The IMF mission observed that the administration recognises that the 2005 appropriation bill passed by the National Assembly is highly expansionary and has resolved to ensure that fiscal policy is consistent with the objective of maintaining macro-economic stability in 2005.
"The spending increase, which is explained by Nigeria's enormous development needs, will require careful macroeconomic management if it is to be absorbed effectively.
"In particular, monetary policy will need to continue to be tight, targeting a 15 percent increase in broad money in 2005.
"In light of the envisaged increase in fiscal spending, more of the burden of consolidating macro-economic policies are consistent with the objectives of maintaining inflation below 10 percent and continued build up of international reserves," the statement reads."
The Mission said "overall, policy performance in 2004 was commendable. The authorities' macroeconomic policy framework in 2005, which builds on the unprecedented achievements of 2004, is consistent with continued macro-economic stability. It also pointed out that "in 2004, policy implementation under NEEDS signaled a clear break from past imprudent practices, noting that the key objectives of the 2004 programme were achieved, namely to restore macro-economic stability, enhance predictability and transparency of policies, and reduce the economy's vulnerability to oil price shocks.
"As a result, foreign direct investment expanded in 2004 and real GDP is estimated by the Federal Office of Statistics to have increased by six percent and non-oil GDP by 7.4 percent. Prudent fiscal management and savings by all ties of government of the significant oil revenue windfall, along with tight monetary policy, contributed to lower inflation, a more stable exchange rate, and a significant build-up of international reserves.

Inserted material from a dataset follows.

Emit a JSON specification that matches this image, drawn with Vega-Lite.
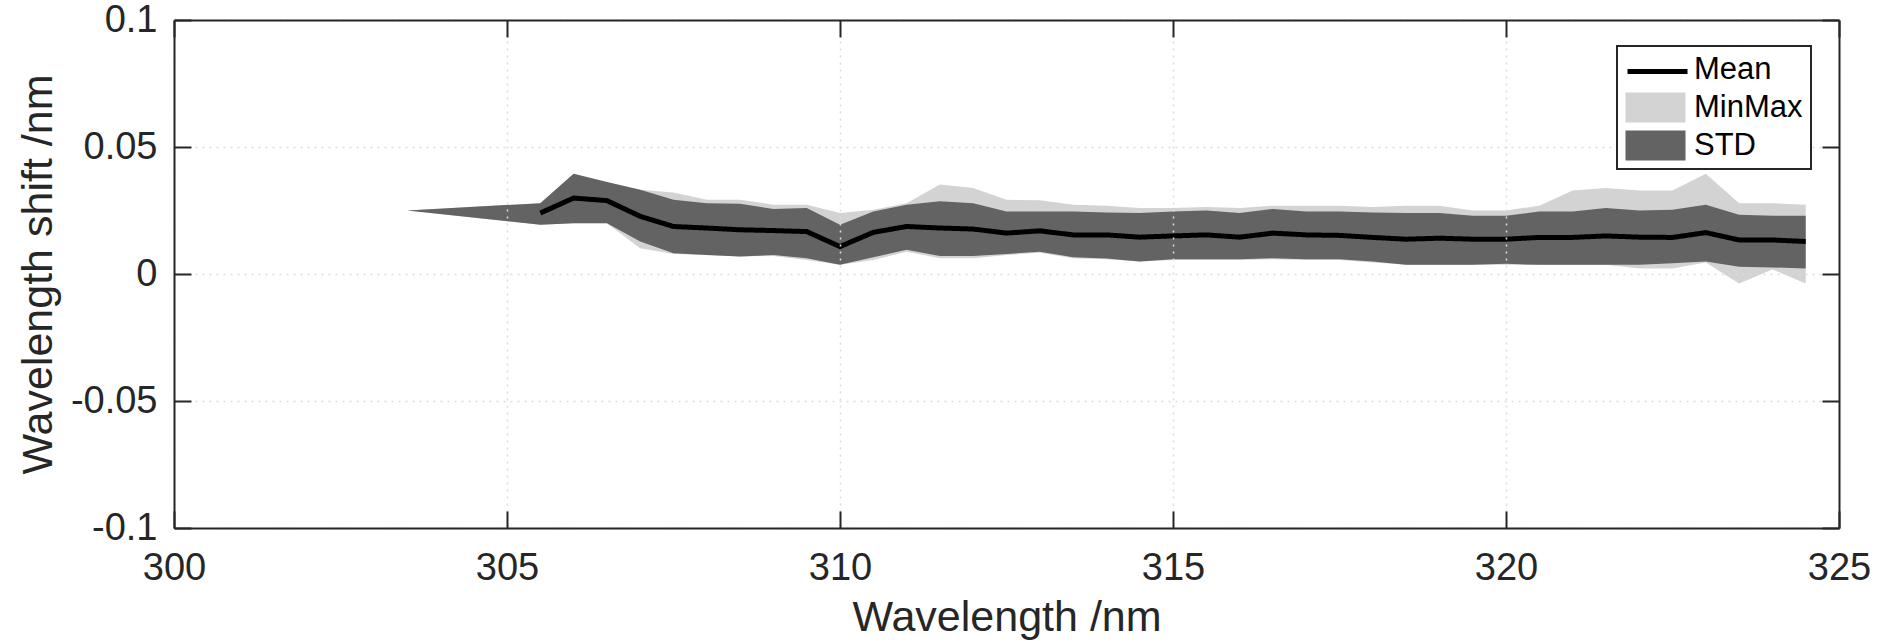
{
  "$schema": "https://vega.github.io/schema/vega-lite/v6.json",
  "width": 1665,
  "height": 508,
  "autosize": {"type": "none"},
  "padding": {"left": 174, "top": 20, "right": 53, "bottom": 115},
  "background": "white",
  "config": {"font": "Liberation Sans", "view": {"stroke": null}, "legend": {"strokeWidth": 2}},
  "title": {"text": "Wavelength shift", "fontSize": 43, "fontWeight": "bold", "color": "#000000", "anchor": "middle", "baseline": "alphabetic", "frame": "group", "offset": -11, "font": "Liberation Sans"},
  "data": {"values": [
    {"wl": 303.5, "mean": null, "stdlo": 0.025, "stdhi": 0.025, "min": 0.025, "max": 0.025},
    {"wl": 305.5, "mean": 0.0240, "stdlo": 0.0194, "stdhi": 0.0279, "min": 0.0194, "max": 0.0279},
    {"wl": 306.0, "mean": 0.0299, "stdlo": 0.0200, "stdhi": 0.0395, "min": 0.0200, "max": 0.0395},
    {"wl": 306.5, "mean": 0.0289, "stdlo": 0.0200, "stdhi": 0.0362, "min": 0.0200, "max": 0.0362},
    {"wl": 307.0, "mean": 0.0227, "stdlo": 0.0128, "stdhi": 0.0332, "min": 0.0101, "max": 0.0332},
    {"wl": 307.5, "mean": 0.0187, "stdlo": 0.0082, "stdhi": 0.0292, "min": 0.0079, "max": 0.0321},
    {"wl": 308.0, "mean": 0.0181, "stdlo": 0.0075, "stdhi": 0.0279, "min": 0.0075, "max": 0.0292},
    {"wl": 308.5, "mean": 0.0174, "stdlo": 0.0069, "stdhi": 0.0277, "min": 0.0069, "max": 0.0292},
    {"wl": 309.0, "mean": 0.0171, "stdlo": 0.0075, "stdhi": 0.0256, "min": 0.0071, "max": 0.0273},
    {"wl": 309.5, "mean": 0.0167, "stdlo": 0.0062, "stdhi": 0.0260, "min": 0.0055, "max": 0.0273},
    {"wl": 310.0, "mean": 0.0108, "stdlo": 0.0036, "stdhi": 0.0194, "min": 0.0036, "max": 0.0240},
    {"wl": 310.5, "mean": 0.0164, "stdlo": 0.0066, "stdhi": 0.0246, "min": 0.0055, "max": 0.0253},
    {"wl": 311.0, "mean": 0.0187, "stdlo": 0.0095, "stdhi": 0.0273, "min": 0.0088, "max": 0.0279},
    {"wl": 311.5, "mean": 0.0181, "stdlo": 0.0071, "stdhi": 0.0286, "min": 0.0062, "max": 0.0352},
    {"wl": 312.0, "mean": 0.0177, "stdlo": 0.0071, "stdhi": 0.0279, "min": 0.0062, "max": 0.0339},
    {"wl": 312.5, "mean": 0.0161, "stdlo": 0.0079, "stdhi": 0.0246, "min": 0.0075, "max": 0.0292},
    {"wl": 313.0, "mean": 0.0170, "stdlo": 0.0088, "stdhi": 0.0246, "min": 0.0084, "max": 0.0290},
    {"wl": 313.5, "mean": 0.0154, "stdlo": 0.0066, "stdhi": 0.0246, "min": 0.0062, "max": 0.0273},
    {"wl": 314.0, "mean": 0.0154, "stdlo": 0.0061, "stdhi": 0.0242, "min": 0.0058, "max": 0.0269},
    {"wl": 314.5, "mean": 0.0145, "stdlo": 0.0049, "stdhi": 0.0240, "min": 0.0049, "max": 0.0260},
    {"wl": 315.0, "mean": 0.0150, "stdlo": 0.0058, "stdhi": 0.0246, "min": 0.0055, "max": 0.0260},
    {"wl": 315.5, "mean": 0.0154, "stdlo": 0.0058, "stdhi": 0.0250, "min": 0.0055, "max": 0.0264},
    {"wl": 316.0, "mean": 0.0145, "stdlo": 0.0058, "stdhi": 0.0240, "min": 0.0055, "max": 0.0260},
    {"wl": 316.5, "mean": 0.0161, "stdlo": 0.0062, "stdhi": 0.0256, "min": 0.0058, "max": 0.0269},
    {"wl": 317.0, "mean": 0.0154, "stdlo": 0.0058, "stdhi": 0.0246, "min": 0.0055, "max": 0.0269},
    {"wl": 317.5, "mean": 0.0152, "stdlo": 0.0058, "stdhi": 0.0246, "min": 0.0055, "max": 0.0269},
    {"wl": 318.0, "mean": 0.0144, "stdlo": 0.0049, "stdhi": 0.0242, "min": 0.0045, "max": 0.0264},
    {"wl": 318.5, "mean": 0.0137, "stdlo": 0.0036, "stdhi": 0.0240, "min": 0.0036, "max": 0.0269},
    {"wl": 319.0, "mean": 0.0141, "stdlo": 0.0036, "stdhi": 0.0240, "min": 0.0036, "max": 0.0269},
    {"wl": 319.5, "mean": 0.0137, "stdlo": 0.0036, "stdhi": 0.0229, "min": 0.0036, "max": 0.0250},
    {"wl": 320.0, "mean": 0.0137, "stdlo": 0.0040, "stdhi": 0.0229, "min": 0.0036, "max": 0.0250},
    {"wl": 320.5, "mean": 0.0144, "stdlo": 0.0036, "stdhi": 0.0246, "min": 0.0036, "max": 0.0269},
    {"wl": 321.0, "mean": 0.0144, "stdlo": 0.0036, "stdhi": 0.0246, "min": 0.0036, "max": 0.0329},
    {"wl": 321.5, "mean": 0.0150, "stdlo": 0.0036, "stdhi": 0.0260, "min": 0.0036, "max": 0.0339},
    {"wl": 322.0, "mean": 0.0145, "stdlo": 0.0036, "stdhi": 0.0250, "min": 0.0022, "max": 0.0329},
    {"wl": 322.5, "mean": 0.0144, "stdlo": 0.0042, "stdhi": 0.0253, "min": 0.0022, "max": 0.0329},
    {"wl": 323.0, "mean": 0.0163, "stdlo": 0.0049, "stdhi": 0.0273, "min": 0.0045, "max": 0.0395},
    {"wl": 323.5, "mean": 0.0134, "stdlo": 0.0029, "stdhi": 0.0233, "min": -0.0037, "max": 0.0279},
    {"wl": 324.0, "mean": 0.0134, "stdlo": 0.0026, "stdhi": 0.0229, "min": 0.0018, "max": 0.0279},
    {"wl": 324.5, "mean": 0.0128, "stdlo": 0.0022, "stdhi": 0.0229, "min": -0.0037, "max": 0.0273}
  ]},
  "resolve": {"axis": {"x": "independent", "y": "independent"}},
  "layer": [
    {
      "mark": {"type": "area", "interpolate": "linear"},
      "encoding": {
        "x": {"field": "wl", "type": "quantitative", "scale": {"domain": [300, 325], "nice": false, "zero": false},
          "axis": {"orient": "bottom", "values": [300, 305, 310, 315, 320, 325], "format": "d", "title": "Wavelength /nm",
            "titleFontSize": 43, "titleFontWeight": "normal", "titleColor": "#262626", "titlePadding": 9,
            "labelFontSize": 38, "labelColor": "#262626", "labelPadding": 38, "labelFlush": false, "labelOverlap": false,
            "tickSize": -17, "tickWidth": 2, "tickColor": "#262626", "domainColor": "#262626", "domainWidth": 2,
            "grid": true, "gridColor": "#dcdcdc", "gridDash": [2, 5], "gridWidth": 1.5, "zindex": 1}},
        "y": {"field": "min", "type": "quantitative", "scale": {"domain": [-0.1, 0.1], "nice": false, "zero": false},
          "axis": {"orient": "left", "values": [-0.1, -0.05, 0, 0.05, 0.1], "labelExpr": "'' + datum.value", "title": "Wavelength shift /nm",
            "titleFontSize": 43, "titleFontWeight": "normal", "titleColor": "#262626", "titlePadding": 10,
            "labelFontSize": 38, "labelColor": "#262626", "labelPadding": 34, "labelFlush": false, "labelOverlap": false,
            "tickSize": -17, "tickWidth": 2, "tickColor": "#262626", "domainColor": "#262626", "domainWidth": 2,
            "grid": true, "gridColor": "#dcdcdc", "gridDash": [2, 5], "gridWidth": 1.5, "zindex": 1}},
        "y2": {"field": "max"},
        "color": {"datum": "MinMax", "type": "nominal",
          "scale": {"domain": ["Mean", "MinMax", "STD"], "range": ["#ffffff", "#d3d3d3", "#636363"]},
          "legend": {"title": null, "orient": "none", "legendX": 1443, "legendY": 26,
            "labelFontSize": 31, "labelFont": "Liberation Sans", "labelColor": "#000000",
            "strokeColor": "#262626", "fillColor": "white", "padding": 8,
            "symbolType": "M-2,-1H2V1H-2Z", "symbolSize": 900, "symbolStrokeWidth": 0,
            "symbolOffset": 15, "labelOffset": 23, "rowPadding": 6, "zindex": 1}}
      }
    },
    {
      "mark": {"type": "area", "interpolate": "linear"},
      "encoding": {
        "x": {"field": "wl", "type": "quantitative",
          "axis": {"orient": "top", "values": [300, 305, 310, 315, 320, 325], "labels": false, "title": null, "grid": false,
            "tickSize": -17, "tickWidth": 2, "tickColor": "#262626", "domainColor": "#262626", "domainWidth": 2, "zindex": 1}},
        "y": {"field": "stdlo", "type": "quantitative",
          "axis": {"orient": "right", "values": [-0.1, -0.05, 0, 0.05, 0.1], "labels": false, "title": null, "grid": false,
            "tickSize": -17, "tickWidth": 2, "tickColor": "#262626", "domainColor": "#262626", "domainWidth": 2, "zindex": 1}},
        "y2": {"field": "stdhi"},
        "color": {"datum": "STD", "type": "nominal"}
      }
    },
    {
      "mark": {"type": "line", "strokeWidth": 5, "color": "#000000"},
      "encoding": {
        "x": {"field": "wl", "type": "quantitative", "axis": null},
        "y": {"field": "mean", "type": "quantitative", "axis": null},
        "strokeDash": {"datum": "Mean", "type": "nominal",
          "scale": {"domain": ["Mean"], "range": [[1, 0]]},
          "legend": {"title": null, "orient": "none", "legendX": 1451, "legendY": 34, "padding": 0,
            "symbolType": "M-2,0H2", "symbolSize": 900, "symbolStrokeColor": "#000000", "symbolStrokeWidth": 5,
            "symbolOffset": 15, "labelExpr": "''", "labelFontSize": 31, "zindex": 2}}
      }
    }
  ]
}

"Several important reforms have also been initiated to enhance the transparency and accountability of public sector policies and institutions and to address Nigeria's deep-rooted macro-economic and structural challenge; these reforms include implementation of the Extractive Industries Transparency initiative (EITI) in Nigeria, the publication of monthly oil revenue distributed to the three tiers of government, a crackdown on corruption, civil service reform, and the passage of the power Bill and the Public-private Partnerships Bill.
"On the structural front, the mission agrees with he authorities' focus on improving governance and transparency, enhancing the efficiency of the public sector, strengthening the financial sector and improving the business environment, including plans to institutionalize reforms with several important bills such as the Fiscal Responsibility Bill, the CBN bill, Banking and Other Financial Institutions, procurement, EITI, and tax reform bills.
"The mission also supports the common external customs tariff scheduled to go into effect on July 1, 2005 in the context of the Economic community for West African States (ECOWAS), as well as plans to phase out import bans by January 2007 and to reenergize the privatization process," it stated.